Pursuant to resolutions duly adopted by the Board of Directors of Rackspace Hosting, Inc., a Delaware corporation, effective August 26, 2016, the Amended and Restated Bylaws are amended as follows:




Unless the corporation consents in writing to the selection of an alternative forum, the Court of Chancery of the State of Delaware (the “Chosen Court”) will be the sole and exclusive forum for (i) any derivative action or proceeding brought on behalf of the corporation, (ii) any action asserting a claim of breach of a fiduciary duty owed by any current or former director, officer or other employee of the corporation to the corporation or the corporation’s stockholders, (iii) any action asserting a claim arising pursuant to any provision of the DGCL, (iv) any action to interpret, apply, enforce or determine the validity of our amended and restated certificate of incorporation or our amended and restated bylaws (in each case as may be amended from time to time), or (v) any action asserting a claim against the corporation governed by the internal affairs doctrine (each, an “Action”), subject to the Chosen Court having personal jurisdiction over the indispensable parties named as defendants therein.  Any person or entity purchasing or otherwise acquiring any interest in shares of capital stock of the corporation shall be deemed to have notice of and consented to the provisions of this bylaw.

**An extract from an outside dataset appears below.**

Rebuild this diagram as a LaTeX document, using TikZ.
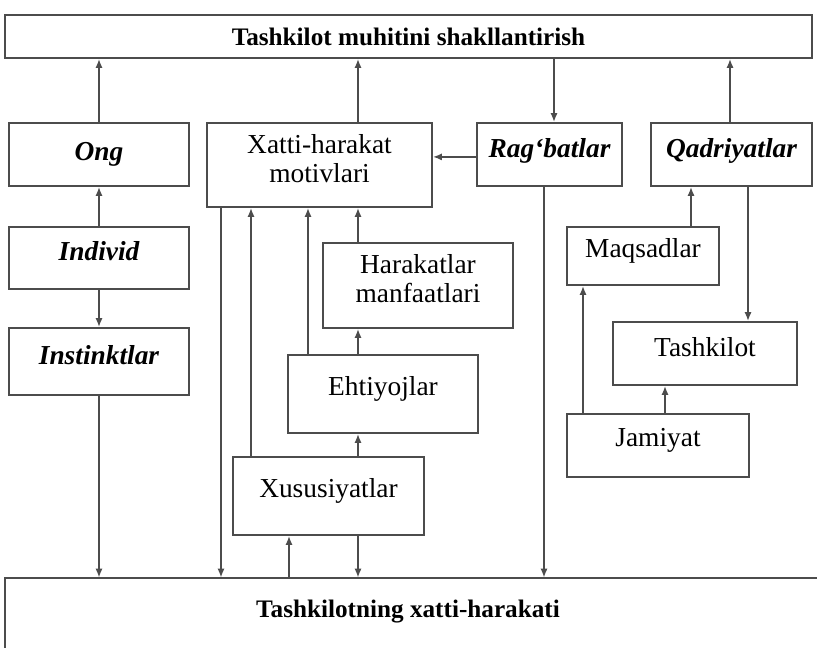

If any Action is filed in a court other than the Chosen Court (a “Foreign Action”) in the name of any stockholder, such stockholder shall be deemed to have consented to (i) the personal jurisdiction of the Chosen Court in connection with any Action brought in any such court and (ii) having service of process made upon such stockholder in any such Action by service upon such stockholder’s counsel in the Foreign Action as agent for such stockholder.”